Mr. Studi called it “a rock-and-a-hard-place kind of situation.”

“I think Ridge was a thoughtful, progressive individual,” Mr. Studi said. “The trading of lands was better than just losing lands and being cut adrift in the world without any homeland at all. Now I can see the wisdom of his thoughts. And he died for them.”

After the removal of the Cherokees from the East, several signers of the treaty were killed by Cherokee assassins, including Mr. Ridge, his son, and his nephew, according to historians.

Movie making

Producer Jennifer Pearce, of Atlanta, said the organized chaos of a film set is fun for her.

“I always say strive for plan A, but if plan A doesn’t work out, embrace plan B,” she said. “You can see how many bodies it takes, but they’re all needed. Everyone is bringing their expertise is making something great, you hope.”

Amid the anthill business of the set, cultural adviser Myrtle Driver, of North Carolina, and Cherokee linguist Harry Oosahwee, of Oklahoma, watched and waited.

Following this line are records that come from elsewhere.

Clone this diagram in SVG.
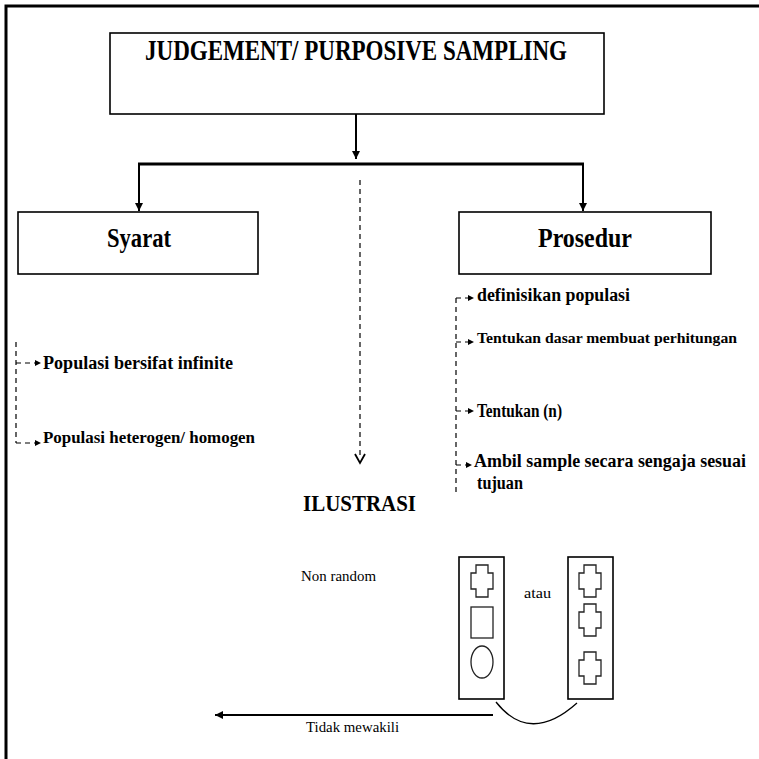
<svg xmlns="http://www.w3.org/2000/svg" width="759" height="759" viewBox="0 0 759 759">
<style>
text{font-family:"Liberation Serif","Times New Roman",serif;fill:#000}
.b{font-weight:bold}
.box{fill:#fff;stroke:#000;stroke-width:1.6}
.solid{stroke:#000;fill:none}
.dash{stroke:#000;stroke-width:1.2;fill:none;stroke-dasharray:5 4}
.icon{fill:#fff;stroke:#222;stroke-width:1.3}
.frame{stroke:#000;stroke-width:3;fill:none}
</style>
<defs>
<marker id="arr" viewBox="0 0 10 10" refX="10" refY="5" markerUnits="userSpaceOnUse" markerWidth="9" markerHeight="8" orient="auto"><path d="M0,0 L10,5 L0,10 z" fill="#000"/></marker>
<marker id="sarr" viewBox="0 0 10 10" refX="10" refY="5" markerUnits="userSpaceOnUse" markerWidth="6" markerHeight="6" orient="auto"><path d="M0,0 L10,5 L0,10 z" fill="#000"/></marker>
<path id="cross" d="M5,0 H17 V8 H22 V24 H17 V32 H5 V24 H0 V8 H5 Z"/>
</defs>
<rect width="759" height="759" fill="#fff"/>
<path class="frame" d="M6,760 V6 H760"/>

<g id="connectors">
<line class="solid" stroke-width="2" x1="356" y1="114" x2="356" y2="159" marker-end="url(#arr)"/>
<line class="solid" stroke-width="3" x1="138" y1="164" x2="584" y2="164"/>
<line class="solid" stroke-width="2" x1="139" y1="164" x2="139" y2="211" marker-end="url(#arr)"/>
<line class="solid" stroke-width="2" x1="583" y1="164" x2="583" y2="211" marker-end="url(#arr)"/>
<line class="dash" stroke-width="1.5" stroke-dasharray="7 5" x1="360" y1="180" x2="360" y2="458"/>
<path d="M355,454 L360,463 L365,454" fill="none" stroke="#000" stroke-width="1.8"/>
<path class="dash" d="M16,342 V443"/>
<line class="dash" x1="16" y1="363" x2="41" y2="363" marker-end="url(#sarr)"/>
<line class="dash" x1="16" y1="443" x2="41" y2="443" marker-end="url(#sarr)"/>
<path class="dash" d="M456,298 V496"/>
<line class="dash" x1="456" y1="298" x2="474" y2="298" marker-end="url(#sarr)"/>
<line class="dash" x1="456" y1="342" x2="474" y2="342" marker-end="url(#sarr)"/>
<line class="dash" x1="456" y1="411" x2="474" y2="411" marker-end="url(#sarr)"/>
<line class="dash" x1="456" y1="465" x2="472" y2="465" marker-end="url(#sarr)"/>
<path class="solid" stroke-width="1.3" d="M496,702 Q530,745 577,703"/>
<line class="solid" stroke-width="2" x1="493" y1="715" x2="215" y2="715" marker-end="url(#arr)"/>
</g>

<g id="title">
<rect class="box" x="110" y="33" width="494" height="81"/>
<text class="b" x="145" y="60" font-size="30" textLength="422" lengthAdjust="spacingAndGlyphs">JUDGEMENT/ PURPOSIVE SAMPLING</text>
</g>

<g id="syarat">
<rect class="box" x="18" y="212" width="240" height="62"/>
<text class="b" x="107" y="247" font-size="27" textLength="64" lengthAdjust="spacingAndGlyphs">Syarat</text>
</g>

<g id="prosedur">
<rect class="box" x="459" y="212" width="252" height="62"/>
<text class="b" x="538" y="247" font-size="27" textLength="94" lengthAdjust="spacingAndGlyphs">Prosedur</text>
</g>

<g id="syarat-items">
<text class="b" x="43" y="369" font-size="18" textLength="190" lengthAdjust="spacingAndGlyphs">Populasi bersifat infinite</text>
<text class="b" x="43" y="443" font-size="17" textLength="212" lengthAdjust="spacingAndGlyphs">Populasi heterogen/ homogen</text>
</g>

<g id="prosedur-items">
<text class="b" x="477" y="301" font-size="18" textLength="153" lengthAdjust="spacingAndGlyphs">definisikan populasi</text>
<text class="b" x="477" y="343" font-size="14" textLength="260" lengthAdjust="spacingAndGlyphs">Tentukan dasar membuat perhitungan</text>
<text class="b" x="477" y="417" font-size="18" textLength="85" lengthAdjust="spacingAndGlyphs">Tentukan (n)</text>
<text class="b" x="474" y="467" font-size="18" textLength="272" lengthAdjust="spacingAndGlyphs">Ambil sample secara sengaja sesuai</text>
<text class="b" x="477" y="489" font-size="18" textLength="46" lengthAdjust="spacingAndGlyphs">tujuan</text>
</g>

<g id="ilustrasi">
<text class="b" x="303" y="511" font-size="24" textLength="113" lengthAdjust="spacingAndGlyphs">ILUSTRASI</text>
<text x="301" y="581" font-size="15" textLength="75" lengthAdjust="spacingAndGlyphs">Non random</text>
<text x="524" y="598" font-size="15" textLength="27" lengthAdjust="spacingAndGlyphs">atau</text>
<text x="306" y="732" font-size="15" textLength="93" lengthAdjust="spacingAndGlyphs">Tidak mewakili</text>
</g>

<g id="sample-left">
<rect class="box" x="459" y="557" width="45" height="142" stroke-width="2"/>
<use href="#cross" class="icon" x="471" y="565"/>
<rect class="icon" x="471" y="607" width="22" height="31"/>
<ellipse class="icon" cx="482" cy="662" rx="11" ry="16"/>
</g>

<g id="sample-right">
<rect class="box" x="568" y="557" width="45" height="142" stroke-width="2"/>
<use href="#cross" class="icon" x="579" y="565"/>
<use href="#cross" class="icon" x="579" y="604"/>
<use href="#cross" class="icon" x="579" y="652"/>
</g>
</svg>
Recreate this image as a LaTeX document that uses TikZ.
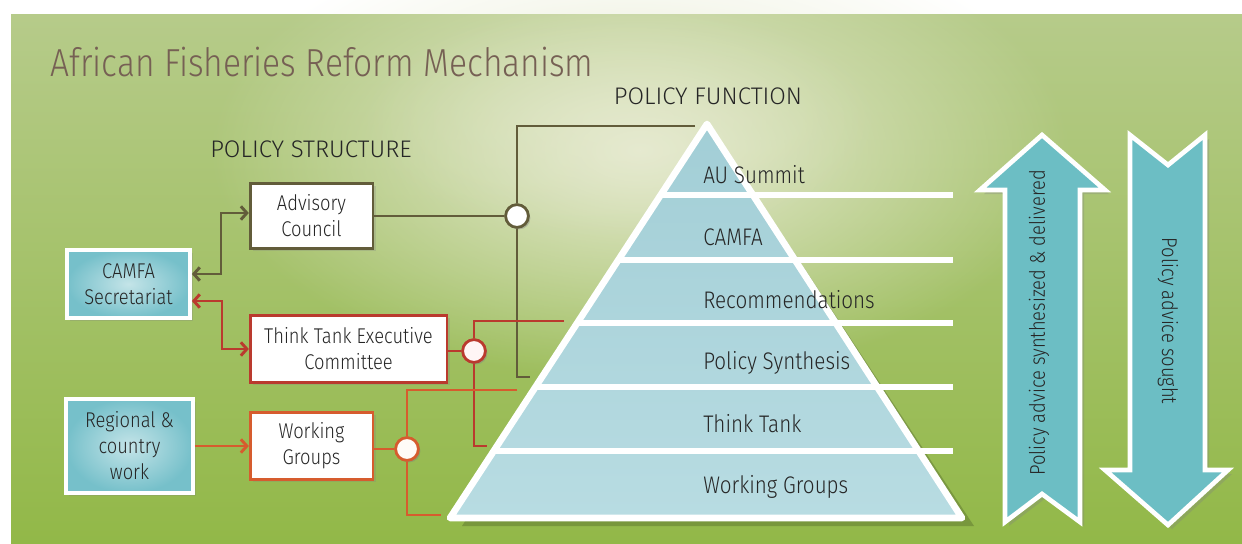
\documentclass[tikz,border=0pt]{standalone}
\usepackage{fontspec}
\setmainfont{Fira Sans}[UprightFont=* Light, FakeStretch=0.86]
\newfontfamily\hdrfont{Fira Sans}[UprightFont=* Light]
\usetikzlibrary{arrows.meta,shadows,fadings,calc}
\tikzfading[name=spotfade, inner color=transparent!0, outer color=transparent!100]
\definecolor{bgtop}{RGB}{182,203,138}
\definecolor{bgbot}{RGB}{146,184,72}
\definecolor{bglight}{RGB}{230,234,208}
\definecolor{titlec}{RGB}{118,96,84}
\definecolor{txt}{RGB}{38,38,38}
\definecolor{olivec}{RGB}{98,92,58}
\definecolor{redc}{RGB}{186,58,46}
\definecolor{orangec}{RGB}{214,92,46}
\definecolor{tealin}{RGB}{196,228,232}
\definecolor{tealout}{RGB}{118,192,202}
\definecolor{pyrteal}{RGB}{184,220,226}
\definecolor{pyrteal2}{RGB}{162,206,214}
\definecolor{arrteal}{RGB}{108,190,196}
\begin{document}
\begin{tikzpicture}[x=0.75pt,y=-0.75pt,
  lbl/.style={text=txt,font=\fontsize{16}{19}\selectfont,align=center,inner sep=0pt},
  plbl/.style={text=txt,font=\fontsize{18}{21}\selectfont,anchor=west,inner sep=0pt},
  hdr/.style={text=txt,font=\hdrfont\fontsize{18}{21}\selectfont,inner sep=0pt},
  wbox/.style={rectangle,fill=white,line width=2pt,align=center,text=txt,
     font=\fontsize{16}{19.5}\selectfont,inner sep=0pt,
     drop shadow={opacity=0.25,shadow xshift=2pt,shadow yshift=-2pt}},
  tbox/.style={rectangle,inner color=tealin,outer color=tealout,draw=white,line width=3pt,
     align=center,text=txt,font=\fontsize{16}{19.5}\selectfont,inner sep=0pt,
     drop shadow={opacity=0.25,shadow xshift=2pt,shadow yshift=-2pt}},
  junc/.style={circle,line width=2pt,minimum size=17pt,inner sep=0pt,
     drop shadow={opacity=0.25,shadow xshift=1.5pt,shadow yshift=-1.5pt}},
  oline/.style={draw=olivec,line width=2.2pt},
  rline/.style={draw=redc,line width=2.2pt},
  gline/.style={draw=orangec,line width=2.2pt},
  barbs/.style={{Straight Barb[length=4.5pt,width=10pt]}-{Straight Barb[length=4.5pt,width=10pt]}},
  barb/.style={-{Straight Barb[length=4.5pt,width=10pt]}},
  wline/.style={draw=white,line width=5pt},
  bigarrow/.style={fill=arrteal,draw=white,line width=3.5pt,line join=miter,
     drop shadow={opacity=0.3,shadow xshift=3pt,shadow yshift=-3pt}}
]
\useasboundingbox (0,0) rectangle (1242,543);
% background
\shade[top color=bgtop,bottom color=bgbot] (11,14) rectangle (1242,543);
\fill[bglight,path fading=spotfade] (640,150) ellipse [x radius=430,y radius=230];
\fill[bglight,opacity=0.5,path fading=spotfade] (620,120) ellipse [x radius=260,y radius=120];

% title and headers
\node[anchor=west,text=titlec,font=\fontsize{29.3}{34}\selectfont,inner sep=0pt] (title) at (50,62) {African Fisheries Reform Mechanism};
\node[hdr] (pf) at (708,96) {POLICY FUNCTION};
\node[hdr] (ps) at (311,149) {POLICY STRUCTURE};

% pyramid
\coordinate (apex) at (707,124);
\coordinate (bl) at (450,518);
\coordinate (br) at (962,518);
\fill[black,opacity=0.18] (716,134) -- (974,526) -- (462,526) -- cycle;
\shade[top color=pyrteal2,bottom color=pyrteal,draw=white,line width=5pt,line join=round] (apex) -- (br) -- (bl) -- cycle;
\draw[wline] (660.7,195) -- (953,195);
\draw[wline] (618.3,260) -- (953,260);
\draw[wline] (577.2,323) -- (953,323);
\draw[wline] (535.4,387) -- (953,387);
\draw[wline] (493.7,451) -- (953,451);
\node[plbl] (l1) at (703,175) {AU Summit};
\node[plbl] (l2) at (703,237) {CAMFA};
\node[plbl] (l3) at (703,300) {Recommendations};
\node[plbl] (l4) at (703,363) {Policy Synthesis};
\node[plbl] (l5) at (703,424) {Think Tank};
\node[plbl] (l6) at (703,487) {Working Groups};

% boxes
\node[wbox,draw=olivec,minimum width=92pt,minimum height=48.5pt] (adv) at (311.5,216) {Advisory\\Council};
\node[tbox,minimum width=92pt,minimum height=51pt] (camfa) at (128.5,284) {CAMFA\\Secretariat};
\node[wbox,draw=redc,minimum width=147.5pt,minimum height=50pt] (tt) at (348.5,349) {Think Tank Executive\\Committee};
\node[wbox,draw=orangec,minimum width=92pt,minimum height=50pt] (wg) at (311.5,446) {Working\\Groups};
\node[tbox,minimum width=95pt,minimum height=70.5pt] (reg) at (129.5,446) {Regional \&\\country\\work};

% junctions
\node[junc,draw=olivec,fill=white] (c1) at (517,216) {};
\node[junc,draw=redc,fill=red!4] (c2) at (474,351) {};
\node[junc,draw=orangec,fill=orange!3] (c3) at (407,449) {};

% helper coordinates
\coordinate (ca1) at ([yshift=7.5pt]camfa.east);
\coordinate (ca2) at ([yshift=-12.75pt]camfa.east);
\coordinate (j1) at (221,0);
\coordinate (j2) at (222,0);
\coordinate (adin) at ([yshift=2.25pt]adv.west);
\coordinate (o1) at (695,126);
\coordinate (o2) at (530,377);
\coordinate (r1) at (564,321);
\coordinate (r2) at (487,446);
\coordinate (g1) at (517,390);
\coordinate (g2) at (441,515);

% olive connectors
\draw[oline] (o1) -| (c1.north);
\draw[oline] (c1.south) |- (o2);
\draw[oline] (adv.east |- c1) -- (c1.west);
\draw[oline,barbs] (ca1) -- (ca1 -| j1) |- (adin);
% red connectors
\draw[rline] (r1) -| (c2.north);
\draw[rline] (c2.south) |- (r2);
\draw[rline] (tt.east |- c2) -- (c2.west);
\draw[rline,barbs] (ca2) -- (ca2 -| j2) |- (tt.west);
% orange connectors
\draw[gline] (g1) -| (c3.north);
\draw[gline] (c3.south) |- (g2);
\draw[gline] (wg.east |- c3) -- (c3.west);
\draw[gline,barb] (reg.east) -- (wg.west);
\node[junc,draw=olivec,fill=white] at (c1) {};
\node[junc,draw=redc,fill=red!4] at (c2) {};
\node[junc,draw=orangec,fill=orange!3] at (c3) {};

% big arrows
\path[bigarrow] (1042,135) -- (1105,190) -- (1080,190) -- (1080,522) -- (1042,494) -- (1005,522) -- (1005,190) -- (980,190) -- cycle;
\path[bigarrow] (1130,135) -- (1168,165) -- (1205,135) -- (1205,470) -- (1228,470) -- (1168,525) -- (1105,470) -- (1130,470) -- cycle;
\node[lbl,rotate=90] (up) at (1039,323) {Policy advice synthesized \& delivered};
\node[lbl,rotate=-90] (down) at (1168,321) {Policy advice sought};
\end{tikzpicture}
\end{document}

British actor Freddy Douglas, as a young John Ross, talked with legislators in one scene but has a hard time with the American pronunciation of “legislature,” so Mr. Oosahwee got a call for help. In another scene, Mr. Studi, who speaks Cherokee, needed help with a translation of Cherokee lines, so the linguist was called again.

Mrs. Driver helps filmmakers ensure the stage settings and costuming are authentic. When they sought something for Major Ridge’s wife to give her son as she sends him off to college, Mrs. Driver suggests a metal cup — something common for the time but hard to come by.

With a bellow from one of the assistant directors to quiet the set, an eerie and instant silence falls.

“Rolling,” the assistant yelled. Taping began again.